Security should be a top priority when building any application. Make sure to follow AWS security best practices and implement appropriate security measures such as encryption, access control, and data protection. Here are a few best practices to keep in mind:

a. Adapt IAM least privilege: AWS Identity and Access Management (IAM) is a central part of AWS security. When developing AWS Lambda microservices, it’s important to use least privilege IAM roles and policies to grant access to function to access the resources and ensure that only authorized users have access to your functions and data.

b. Secure Storage: When storing application sensitive data, such as PII data or user name passwords to connect application service, it’s important to use encryption to protect the data from unauthorized access. AWS provides several options for same, including AWS Key Management Service (KMS), Parameter Store, and Secrets Manager, to help you secure your data.

c. Use VPCs: Virtual Private Clouds (VPCs) can help you isolate your functions and data from the public internet and protect them from unauthorized access. You can configure your functions to run inside a VPC, and use security groups and network access control lists to control access to resources.

d. Monitor and log function activity: Monitoring and logging function activity can help you detect and respond to security incidents. AWS CloudTrail and AWS CloudWatch are two services that can help you monitor and log function activity and alert you if suspicious activity is detected.

e. Keep your functions up to date: It’s important to keep your functions up to date with the latest security patches and updates. AWS Lambda provides automatic security patching for the underlying infrastructure, but it’s important to also keep your code and dependencies up to date.

10.Deployment and Continuous Integration/Continuous Deployment (CI/CD)

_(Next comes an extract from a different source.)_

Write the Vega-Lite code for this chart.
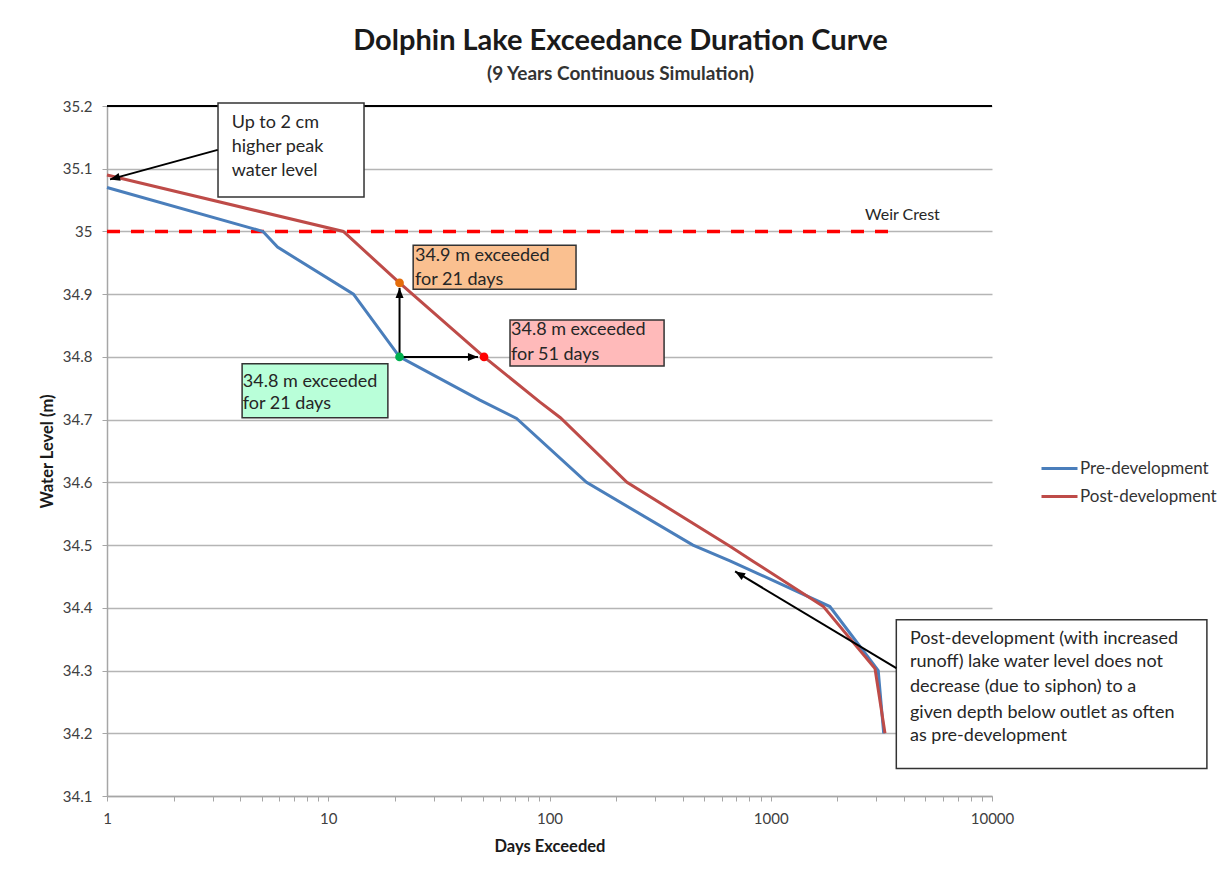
{
  "$schema": "https://vega.github.io/schema/vega-lite/v6.json",
  "width": 885,
  "height": 690,
  "autosize": {"type": "none"},
  "padding": {"left": 107, "top": 106, "right": 238, "bottom": 79},
  "background": "white",
  "title": {
    "text": "Dolphin Lake Exceedance Duration Curve",
    "subtitle": "(9 Years Continuous Simulation)",
    "anchor": "middle",
    "frame": "group",
    "dx": 71,
    "offset": 15,
    "font": "Lato",
    "fontSize": 29,
    "fontWeight": "bold",
    "color": "#1a1a1a",
    "subtitleFont": "Lato",
    "subtitleFontSize": 19,
    "subtitleFontWeight": "bold",
    "subtitleColor": "#333333",
    "subtitlePadding": 9
  },
  "datasets": {
    "curves": [
      {"series": "Pre-development", "days": 1, "level": 35.07},
      {"series": "Pre-development", "days": 5.07, "level": 35.0},
      {"series": "Pre-development", "days": 5.9, "level": 34.975},
      {"series": "Pre-development", "days": 13, "level": 34.9},
      {"series": "Pre-development", "days": 21, "level": 34.8},
      {"series": "Pre-development", "days": 48.5, "level": 34.731},
      {"series": "Pre-development", "days": 71, "level": 34.702},
      {"series": "Pre-development", "days": 147, "level": 34.6},
      {"series": "Pre-development", "days": 445, "level": 34.5},
      {"series": "Pre-development", "days": 654, "level": 34.475},
      {"series": "Pre-development", "days": 1850, "level": 34.402},
      {"series": "Pre-development", "days": 3060, "level": 34.3},
      {"series": "Pre-development", "days": 3240, "level": 34.2},
      {"series": "Post-development", "days": 1, "level": 35.09},
      {"series": "Post-development", "days": 11.7, "level": 35.0},
      {"series": "Post-development", "days": 21, "level": 34.918},
      {"series": "Post-development", "days": 50.6, "level": 34.8},
      {"series": "Post-development", "days": 90.6, "level": 34.728},
      {"series": "Post-development", "days": 112, "level": 34.703},
      {"series": "Post-development", "days": 224, "level": 34.6},
      {"series": "Post-development", "days": 654, "level": 34.498},
      {"series": "Post-development", "days": 834, "level": 34.474},
      {"series": "Post-development", "days": 1730, "level": 34.402},
      {"series": "Post-development", "days": 2960, "level": 34.303},
      {"series": "Post-development", "days": 3283, "level": 34.2}
    ],
    "top": [{"days": 1, "days2": 10000, "level": 35.2}],
    "weir": [{"days": 1, "days2": 3520, "level": 35.0}],
    "boxes": [
      {"id": "peak", "days": 3.175, "days2": 14.51, "level": 35.2048, "level2": 35.055},
      {"id": "orange", "days": 24.2, "days2": 131.8, "level": 34.978, "level2": 34.908},
      {"id": "pink", "days": 66.3, "days2": 329.5, "level": 34.859, "level2": 34.7855},
      {"id": "green", "days": 4.08, "days2": 18.6, "level": 34.789, "level2": 34.703},
      {"id": "note", "days": 3694, "days2": 93600, "level": 34.381, "level2": 34.144}
    ],
    "arrows": [
      {"id": "peak", "days": 3.165, "level": 35.13, "days2": 1.032, "level2": 35.083},
      {"id": "up", "days": 21, "level": 34.8, "days2": 21, "level2": 34.91},
      {"id": "right", "days": 21, "level": 34.8, "days2": 47.5, "level2": 34.8},
      {"id": "note", "days": 3694, "level": 34.304, "days2": 690, "level2": 34.458}
    ],
    "dots": [
      {"id": "dot-green", "days": 21, "level": 34.8},
      {"id": "dot-orange", "days": 21, "level": 34.918},
      {"id": "dot-red", "days": 50.6, "level": 34.8}
    ],
    "labels": [
      {"days": 3.66, "level": 35.173, "text": "Up to 2 cm"},
      {"days": 3.66, "level": 35.1346, "text": "higher peak"},
      {"days": 3.66, "level": 35.0964, "text": "water level"},
      {"days": 24.66, "level": 34.961, "text": "34.9 m exceeded"},
      {"days": 24.66, "level": 34.923, "text": "for 21 days"},
      {"days": 67, "level": 34.843, "text": "34.8 m exceeded"},
      {"days": 67, "level": 34.803, "text": "for 51 days"},
      {"days": 4.11, "level": 34.76, "text": "34.8 m exceeded"},
      {"days": 4.11, "level": 34.725, "text": "for 21 days"},
      {"days": 4259, "level": 34.351, "text": "Post-development (with increased"},
      {"days": 4259, "level": 34.313, "text": "runoff) lake water level does not"},
      {"days": 4259, "level": 34.273, "text": "decrease  (due to siphon) to a"},
      {"days": 4259, "level": 34.233, "text": "given depth below outlet as often"},
      {"days": 4259, "level": 34.195, "text": "as pre-development"}
    ],
    "weirlabel": [{"days": 2668, "level": 35.026, "text": "Weir Crest"}]
  },
  "encoding": {
    "x": {
      "field": "days",
      "type": "quantitative",
      "scale": {"type": "log", "domain": [1, 10000], "nice": false},
      "axis": {
        "title": "Days Exceeded",
        "values": [1,2,3,4,5,6,7,8,9,10,20,30,40,50,60,70,80,90,100,200,300,400,500,600,700,800,900,1000,2000,3000,4000,5000,6000,7000,8000,9000,10000],
        "format": "d",
        "labelExpr": "(datum.value == 1 || datum.value == 10 || datum.value == 100 || datum.value == 1000 || datum.value == 10000) ? datum.label : ''",
        "labelOverlap": false,
        "labelFlush": false,
        "grid": false,
        "tickSize": 5,
        "labelPadding": 10,
        "titlePadding": 12
      }
    },
    "y": {
      "field": "level",
      "type": "quantitative",
      "scale": {"domain": [34.1, 35.2], "nice": false, "zero": false},
      "axis": {
        "title": "Water Level (m)",
        "values": [34.1,34.2,34.3,34.4,34.5,34.6,34.7,34.8,34.9,35.0,35.1,35.2],
        "format": ".3~r",
        "grid": true,
        "tickSize": 5,
        "labelPadding": 10,
        "titlePadding": 7
      }
    }
  },
  "layer": [
    {
      "data": {"name": "top"},
      "mark": {"type": "rule", "color": "#000000", "strokeWidth": 2},
      "encoding": {"x2": {"field": "days2"}}
    },
    {
      "data": {"name": "weir"},
      "mark": {"type": "rule", "color": "#FF0000", "strokeWidth": 3.5, "strokeDash": [13, 11]},
      "encoding": {"x2": {"field": "days2"}}
    },
    {
      "data": {"name": "curves"},
      "mark": {"type": "line", "strokeWidth": 3},
      "encoding": {
        "color": {
          "field": "series",
          "type": "nominal",
          "scale": {"domain": ["Pre-development", "Post-development"], "range": ["#4A7EBB", "#BE4B48"]},
          "legend": {
            "title": null,
            "orient": "none",
            "legendX": 933,
            "legendY": 343,
            "symbolType": "stroke",
            "symbolSize": 1296,
            "symbolStrokeWidth": 3,
            "rowPadding": -1,
            "labelOffset": 1,
            "labelFont": "Lato",
            "labelFontSize": 17,
            "labelColor": "#333333",
            "padding": 0
          }
        }
      }
    },
    {
      "data": {"name": "boxes"},
      "mark": {"type": "rect", "stroke": "#333333", "strokeWidth": 1.5},
      "encoding": {
        "x2": {"field": "days2"},
        "y2": {"field": "level2"},
        "fill": {
          "field": "id",
          "type": "nominal",
          "scale": {
            "domain": ["peak", "orange", "pink", "green", "note", "dot-green", "dot-orange", "dot-red"],
            "range": ["#FFFFFF", "#FAC090", "#FFBABA", "#B9FFD9", "#FFFFFF", "#00B050", "#E46C0A", "#FF0000"]
          },
          "legend": null
        }
      }
    },
    {
      "data": {"name": "arrows"},
      "mark": {"type": "rule", "color": "#000000", "strokeWidth": 2},
      "encoding": {"x2": {"field": "days2"}, "y2": {"field": "level2"}}
    },
    {
      "data": {"name": "arrows"},
      "transform": [{"filter": "datum.id == 'peak'"}],
      "mark": {"type": "point", "shape": "M0,0L-0.8,2L0.8,2Z", "size": 100, "filled": true, "color": "#000000", "opacity": 1, "angle": 254.8},
      "encoding": {"x": {"field": "days2", "type": "quantitative"}, "y": {"field": "level2", "type": "quantitative"}}
    },
    {
      "data": {"name": "arrows"},
      "transform": [{"filter": "datum.id == 'up'"}],
      "mark": {"type": "point", "shape": "M0,0L-0.8,2L0.8,2Z", "size": 100, "filled": true, "color": "#000000", "opacity": 1, "angle": 0},
      "encoding": {"x": {"field": "days2", "type": "quantitative"}, "y": {"field": "level2", "type": "quantitative"}}
    },
    {
      "data": {"name": "arrows"},
      "transform": [{"filter": "datum.id == 'right'"}],
      "mark": {"type": "point", "shape": "M0,0L-0.8,2L0.8,2Z", "size": 100, "filled": true, "color": "#000000", "opacity": 1, "angle": 90},
      "encoding": {"x": {"field": "days2", "type": "quantitative"}, "y": {"field": "level2", "type": "quantitative"}}
    },
    {
      "data": {"name": "arrows"},
      "transform": [{"filter": "datum.id == 'note'"}],
      "mark": {"type": "point", "shape": "M0,0L-0.8,2L0.8,2Z", "size": 100, "filled": true, "color": "#000000", "opacity": 1, "angle": 300.9},
      "encoding": {"x": {"field": "days2", "type": "quantitative"}, "y": {"field": "level2", "type": "quantitative"}}
    },
    {
      "data": {"name": "dots"},
      "mark": {"type": "point", "shape": "circle", "size": 75, "filled": true, "opacity": 1},
      "encoding": {"fill": {"field": "id", "type": "nominal", "legend": null}}
    },
    {
      "data": {"name": "labels"},
      "mark": {"type": "text", "align": "left", "baseline": "middle", "font": "Lato", "fontSize": 18, "color": "#262626"},
      "encoding": {"text": {"field": "text", "type": "nominal"}}
    },
    {
      "data": {"name": "weirlabel"},
      "mark": {"type": "text", "align": "left", "baseline": "middle", "font": "Lato", "fontSize": 16, "color": "#262626"},
      "encoding": {"text": {"field": "text", "type": "nominal"}}
    }
  ],
  "config": {
    "view": {"stroke": null},
    "axis": {
      "domainColor": "#A6A6A6",
      "domainWidth": 1.5,
      "tickColor": "#A6A6A6",
      "tickWidth": 1,
      "gridColor": "#B5B5B5",
      "gridWidth": 1.5,
      "labelFont": "Lato",
      "labelFontSize": 15,
      "labelColor": "#404040",
      "titleFont": "Lato",
      "titleFontSize": 16.5,
      "titleFontWeight": "bold",
      "titleColor": "#1a1a1a"
    }
  }
}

A key aspect of AWS Lambda applications is the deployment process, and it should be automated as much as possible. You can use tools such as AWS CodeDeploy, AWS CodePipeline and Serverless Framework or AWS SAM to automate the deployment process and ensure that new changes are quickly and easily deployed to the production environment. Additionally, implementing a CI/CD pipeline can help ensure that your application is always up-to-date and that new changes are quickly and easily deployed.

Summary

By following these best practices, you can build a AWS serverless application that meets your complex business requirements and is able to handle the demands of a rapidly evolving landscape. As the adoption of serverless technology continues to grow, it is important to stay informed and up-to-date with the latest development trends and best practices.